The Cardinals remain interested in a reunion with their former fireballer, and Hicks could really help strengthen their bullpen mix if they could sign him.
Up until this point, almost every name on this list would get a one-year deal south of $10 million. For Hicks, he could get three or more years with an AAV north of $10 million. He's ready to cash in.
Hick's stuff is insanely good, and he finally put it all together over the summer for St. Louis and continued his run with Toronto after the trade deadline. He would be an excellent addition if the Cardinals can make a deal happen.
Phil Maton has been heavily linked to the Cardinals this offseason, and would provide them with a rising bullpen arm who is just 30 years old. After being mostly average for much of his career, he posted a 3.00 ERA in 66 innings while striking out 10.1 batters per nine innings in 2023.
Doing this for the Astros the last three years shows he has what it takes to pitch in big games, and is someone the Cardinals could very well add to their mix in the coming days and weeks.
The left-handed closer from Japan, Yuki Matsui has been linked to the Cardinals at various times and would represent an excellent left-handed option for the back of their bullpen alongside JoJo Romero, Matthew Liberatore, Zack Thompson, and John King.
Matsui is the quickest player in Japanese history to reach 300 career saves, and his stuff will translate to the big leagues. He'll likely require a multi-year agreement to get a deal done, which is risky (as it is with all relievers), but is a risk that fels reasonable to take.
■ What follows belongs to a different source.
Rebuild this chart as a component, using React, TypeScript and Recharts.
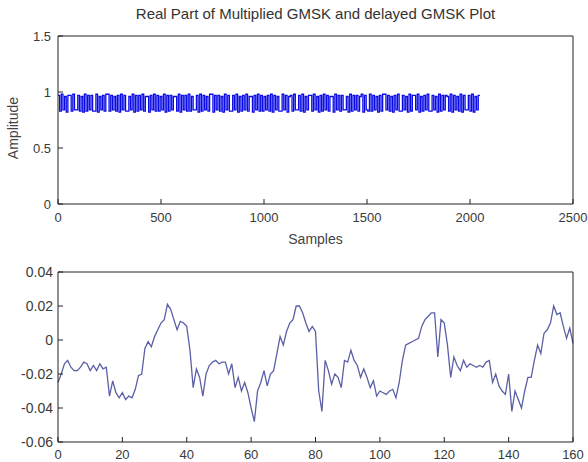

I am a bit skeptical about Matsui's fit lately, as I think the Cardinals have a lot of left-handed options right now, and outside of Helsley and Gallegos, they lack clarity from the right-side out of their bullpen.
We've already had two Astros on this list, how about a third?
Hector Neris had a career year in 2023, posting a 1.71 ERA in 68.1 innings of work while striking out 10.1 batters per nine as well. He's been very dependable throughout his career, posting a 3.24 ERA in ten big league seasons.
Neris will turn 35 during the season, so age is a real concern, but it's not something that should derail a pursuit on a one-year deal.